▶ **Directive**: Write the data out again, character for character, with no images.

▶ **Collected data**:
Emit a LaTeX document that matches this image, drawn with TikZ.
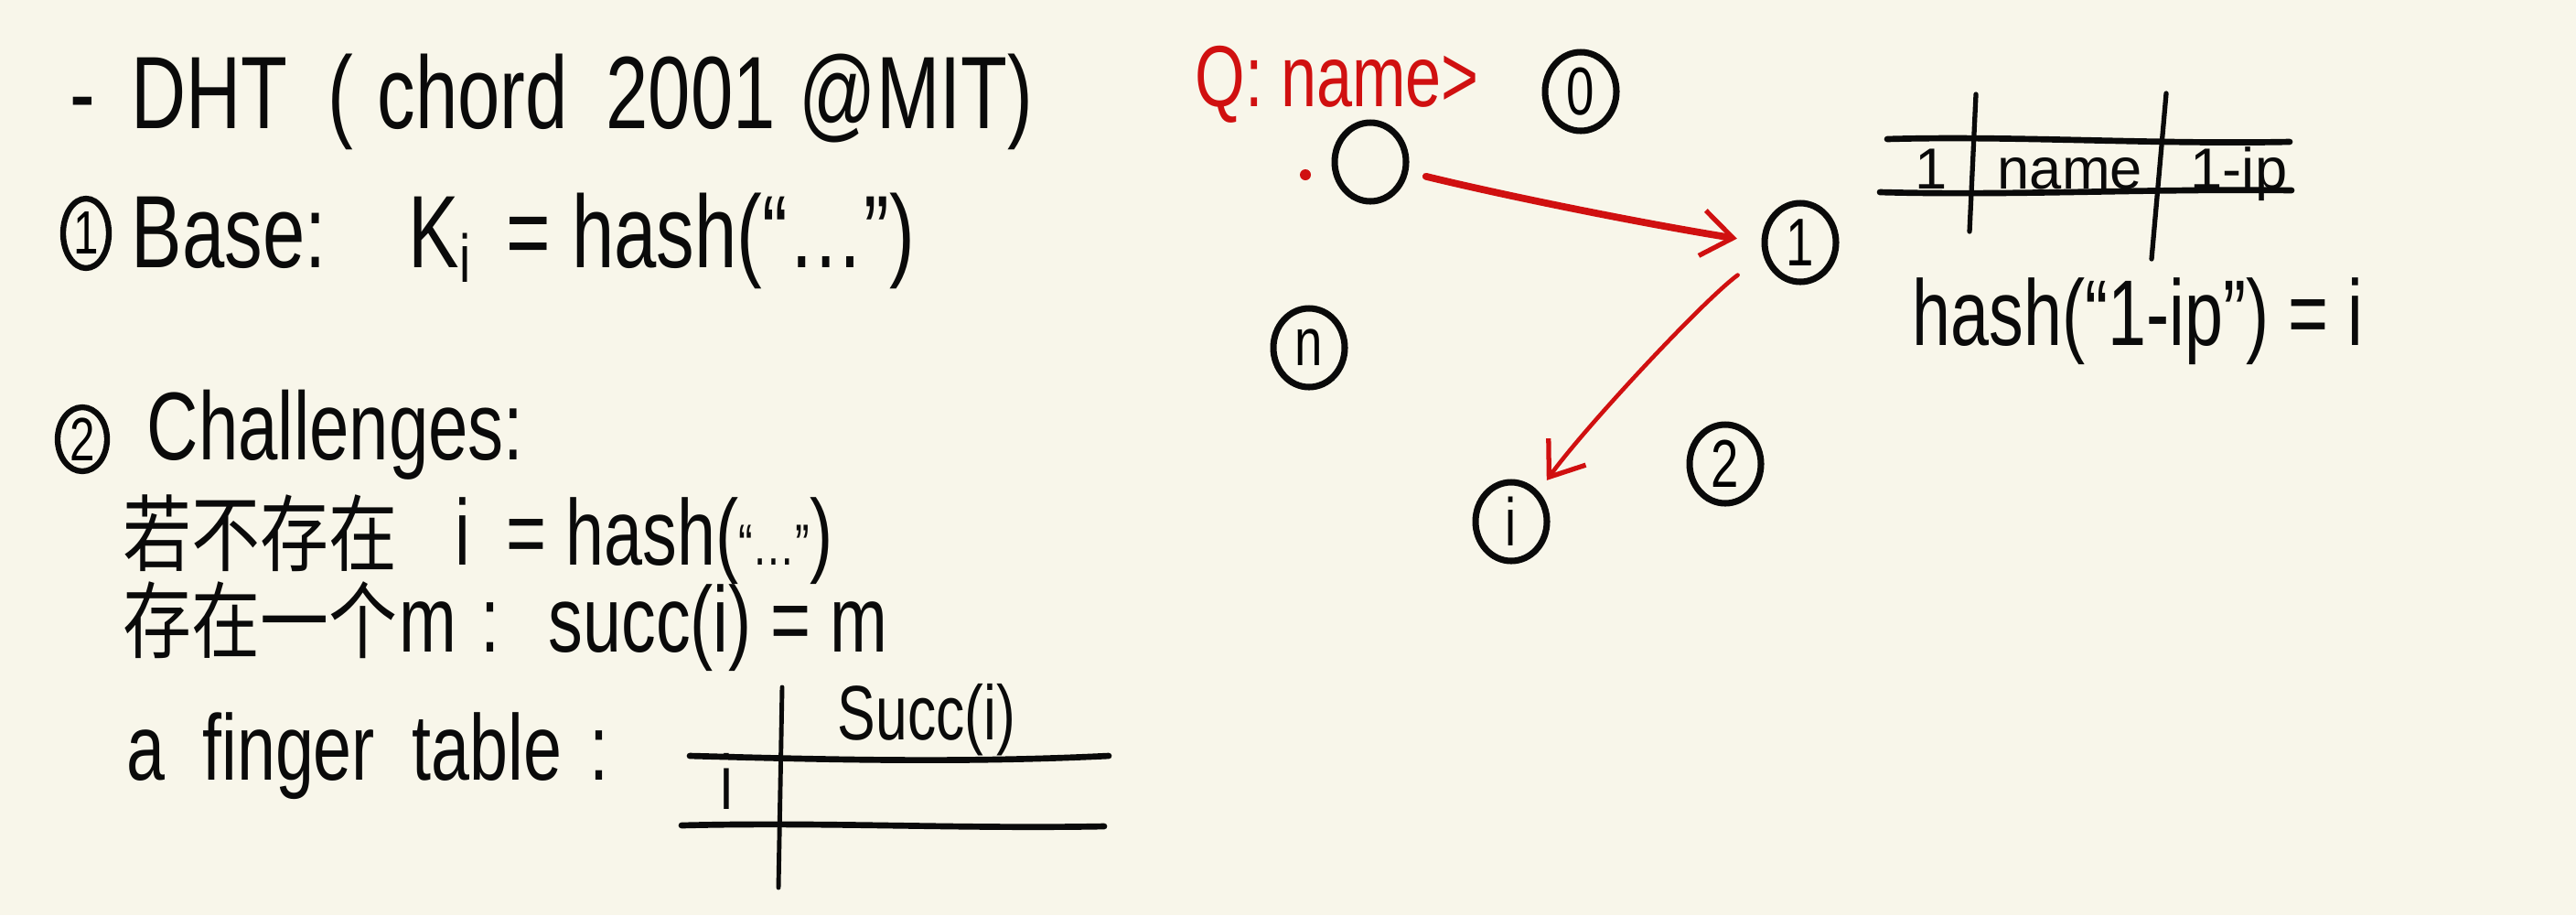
\documentclass[tikz,border=0pt]{standalone}
\usepackage{fontspec}
\setmainfont[FakeStretch=0.74]{Liberation Sans}
\newfontfamily\widefont{Liberation Sans}
\newfontfamily\cjk[FakeStretch=0.82]{Noto Sans CJK SC}
\usetikzlibrary{shapes.geometric,arrows.meta}
\definecolor{paper}{RGB}{248,246,234}
\definecolor{ink}{RGB}{10,10,10}
\definecolor{redink}{RGB}{208,16,16}
\begin{document}
\begin{tikzpicture}[x=0.1mm,y=-0.1mm,
  txt/.style={anchor=base west, inner sep=0pt, text=ink},
  big/.style={font=\fontsize{32}{38}\selectfont},
  chl/.style={font=\fontsize{30}{36}\selectfont},
  mid/.style={font=\fontsize{29}{34}\selectfont},
  han/.style={font=\fontsize{26}{30}\selectfont\cjk},
  small/.style={font=\fontsize{24}{28}\selectfont},
  cell/.style={font=\widefont\fontsize{18}{20}\selectfont},
  numcirc/.style={draw=ink, line width=1.8pt, ellipse, inner sep=0pt, minimum width=5mm, minimum height=7.6mm, font=\fontsize{19}{20}\selectfont},
  ring/.style={draw=ink, line width=2pt, ellipse, inner sep=0pt, minimum width=7.8mm, minimum height=8.6mm, font=\fontsize{21}{24}\selectfont},
  rule/.style={draw=ink, line width=1.9pt, line cap=round},
  redarrow/.style={draw=redink, line cap=round, -{Straight Barb[length=3.4mm,width=5mm,line width=1.5pt]}}
]
\fill[paper] (0,0) rectangle (2816,1000);
\useasboundingbox (0,0) rectangle (2816,1000);

% ---- line 1 ----
\node[txt,big] (dash) at (76,140) {-};
\node[txt,big] (dhtw) at (143,140) {DHT};
\node[txt,big] (lpar) at (358,140) {(};
\node[txt,big] (chord) at (412,140) {chord};
\node[txt,big] (year) at (662,140) {2001};
\node[txt,big] (mit) at (873,140) {@MIT)};

% ---- line 2 ----
\node[numcirc] (c1) at (94,255) {1};
\node[txt,big] (base) at (143,292) {Base:};
\node[txt,big] (ki) at (446,292) {K\raisebox{-0.15em}{\fontsize{21}{21}\selectfont i}};
\node[txt,big] (kihash) at (553,292) {= hash(“…”)};

% ---- challenges ----
\node[numcirc, minimum width=5.4mm, minimum height=7mm] (c2) at (90,480) {2};
\node[txt,chl] (chal) at (160,502) {Challenges:};

\node[txt,han] (l3a) at (134,617) {若不存在};
\node[txt,mid] (l3i) at (497,617) {i};
\node[txt,mid] (l3b) at (553,617) {= hash({\fontsize{18}{18}\selectfont“…”})};

\node[txt,han] (l4a) at (134,712) {存在一个};
\node[txt,mid] (l4m) at (436,712) {m};
\node[txt,mid] (l4b) at (525,712) {:};
\node[txt,mid] (l4c) at (599,712) {succ(i) = m};

\node[txt,mid] (l5) at (138,852) {a\hspace{0.4em}finger\hspace{0.4em}table\hspace{0.3em}:};

% finger table
\draw[rule] (754,826) .. controls (900,830) and (1050,834) .. (1212,826);
\draw[rule] (745,902) .. controls (900,898) and (1050,906) .. (1207,903);
\draw[rule, line width=1.4pt] (855,751) -- (851,970);
\node[txt,small] (succ) at (915,808) {Succ(i)};
\node[txt,small] (fi) at (787,884) {i};

% ---- right: ring ----
\node[txt, text=redink, font=\fontsize{27}{30}\selectfont] (q) at (1306,116) {Q: name>};
\node[ring] (n0) at (1728,100) {0};
\node[ring] (ns) at (1498,177) {};
\fill[redink] (1427,191) circle (0.6mm);
\node[ring] (n1) at (1968,265) {1};
\node[ring] (nn) at (1431,380) {n};
\node[ring] (n2) at (1886,507) {2};
\node[ring] (ni) at (1652,570) {i};

\draw[redarrow, line width=2.2pt, shorten <=2mm, shorten >=2.7mm]
  (ns.-15) .. controls (1650,215) and (1800,245) .. (n1.west);
\draw[redarrow, line width=1.3pt, shorten <=3.5mm, shorten >=1.5mm]
  (n1.200) .. controls (1860,330) and (1730,470) .. (ni.north east);

% node table
\draw[rule] (2063,152) .. controls (2200,148) and (2350,158) .. (2503,155);
\draw[rule] (2055,210) .. controls (2200,214) and (2350,206) .. (2505,208);
\draw[rule, line width=1.5pt] (2160,103) -- (2153,253);
\draw[rule, line width=1.5pt] (2368,102) -- (2352,283);
\node[txt,cell] (t1) at (2093,206) {1};
\node[txt,cell] (tname) at (2183,206) {name};
\node[txt,cell] (tip) at (2394,206) {1-ip};

\node[txt,mid] (hip) at (2090,377) {hash(“1-ip”) = i};
\end{tikzpicture}
\end{document}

▶ **Output below**:
Emit a LaTeX document that matches this image, drawn with TikZ.
\documentclass[tikz,border=0pt]{standalone}
\usepackage{fontspec}
\setmainfont[FakeStretch=0.74]{Liberation Sans}
\newfontfamily\widefont{Liberation Sans}
\newfontfamily\cjk[FakeStretch=0.82]{Noto Sans CJK SC}
\usetikzlibrary{shapes.geometric,arrows.meta}
\definecolor{paper}{RGB}{248,246,234}
\definecolor{ink}{RGB}{10,10,10}
\definecolor{redink}{RGB}{208,16,16}
\begin{document}
\begin{tikzpicture}[x=0.1mm,y=-0.1mm,
  txt/.style={anchor=base west, inner sep=0pt, text=ink},
  big/.style={font=\fontsize{32}{38}\selectfont},
  chl/.style={font=\fontsize{30}{36}\selectfont},
  mid/.style={font=\fontsize{29}{34}\selectfont},
  han/.style={font=\fontsize{26}{30}\selectfont\cjk},
  small/.style={font=\fontsize{24}{28}\selectfont},
  cell/.style={font=\widefont\fontsize{18}{20}\selectfont},
  numcirc/.style={draw=ink, line width=1.8pt, ellipse, inner sep=0pt, minimum width=5mm, minimum height=7.6mm, font=\fontsize{19}{20}\selectfont},
  ring/.style={draw=ink, line width=2pt, ellipse, inner sep=0pt, minimum width=7.8mm, minimum height=8.6mm, font=\fontsize{21}{24}\selectfont},
  rule/.style={draw=ink, line width=1.9pt, line cap=round},
  redarrow/.style={draw=redink, line cap=round, -{Straight Barb[length=3.4mm,width=5mm,line width=1.5pt]}}
]
\fill[paper] (0,0) rectangle (2816,1000);
\useasboundingbox (0,0) rectangle (2816,1000);

% ---- line 1 ----
\node[txt,big] (dash) at (76,140) {-};
\node[txt,big] (dhtw) at (143,140) {DHT};
\node[txt,big] (lpar) at (358,140) {(};
\node[txt,big] (chord) at (412,140) {chord};
\node[txt,big] (year) at (662,140) {2001};
\node[txt,big] (mit) at (873,140) {@MIT)};

% ---- line 2 ----
\node[numcirc] (c1) at (94,255) {1};
\node[txt,big] (base) at (143,292) {Base:};
\node[txt,big] (ki) at (446,292) {K\raisebox{-0.15em}{\fontsize{21}{21}\selectfont i}};
\node[txt,big] (kihash) at (553,292) {= hash(“…”)};

% ---- challenges ----
\node[numcirc, minimum width=5.4mm, minimum height=7mm] (c2) at (90,480) {2};
\node[txt,chl] (chal) at (160,502) {Challenges:};

\node[txt,han] (l3a) at (134,617) {若不存在};
\node[txt,mid] (l3i) at (497,617) {i};
\node[txt,mid] (l3b) at (553,617) {= hash({\fontsize{18}{18}\selectfont“…”})};

\node[txt,han] (l4a) at (134,712) {存在一个};
\node[txt,mid] (l4m) at (436,712) {m};
\node[txt,mid] (l4b) at (525,712) {:};
\node[txt,mid] (l4c) at (599,712) {succ(i) = m};

\node[txt,mid] (l5) at (138,852) {a\hspace{0.4em}finger\hspace{0.4em}table\hspace{0.3em}:};

% finger table
\draw[rule] (754,826) .. controls (900,830) and (1050,834) .. (1212,826);
\draw[rule] (745,902) .. controls (900,898) and (1050,906) .. (1207,903);
\draw[rule, line width=1.4pt] (855,751) -- (851,970);
\node[txt,small] (succ) at (915,808) {Succ(i)};
\node[txt,small] (fi) at (787,884) {i};

% ---- right: ring ----
\node[txt, text=redink, font=\fontsize{27}{30}\selectfont] (q) at (1306,116) {Q: name>};
\node[ring] (n0) at (1728,100) {0};
\node[ring] (ns) at (1498,177) {};
\fill[redink] (1427,191) circle (0.6mm);
\node[ring] (n1) at (1968,265) {1};
\node[ring] (nn) at (1431,380) {n};
\node[ring] (n2) at (1886,507) {2};
\node[ring] (ni) at (1652,570) {i};

\draw[redarrow, line width=2.2pt, shorten <=2mm, shorten >=2.7mm]
  (ns.-15) .. controls (1650,215) and (1800,245) .. (n1.west);
\draw[redarrow, line width=1.3pt, shorten <=3.5mm, shorten >=1.5mm]
  (n1.200) .. controls (1860,330) and (1730,470) .. (ni.north east);

% node table
\draw[rule] (2063,152) .. controls (2200,148) and (2350,158) .. (2503,155);
\draw[rule] (2055,210) .. controls (2200,214) and (2350,206) .. (2505,208);
\draw[rule, line width=1.5pt] (2160,103) -- (2153,253);
\draw[rule, line width=1.5pt] (2368,102) -- (2352,283);
\node[txt,cell] (t1) at (2093,206) {1};
\node[txt,cell] (tname) at (2183,206) {name};
\node[txt,cell] (tip) at (2394,206) {1-ip};

\node[txt,mid] (hip) at (2090,377) {hash(“1-ip”) = i};
\end{tikzpicture}
\end{document}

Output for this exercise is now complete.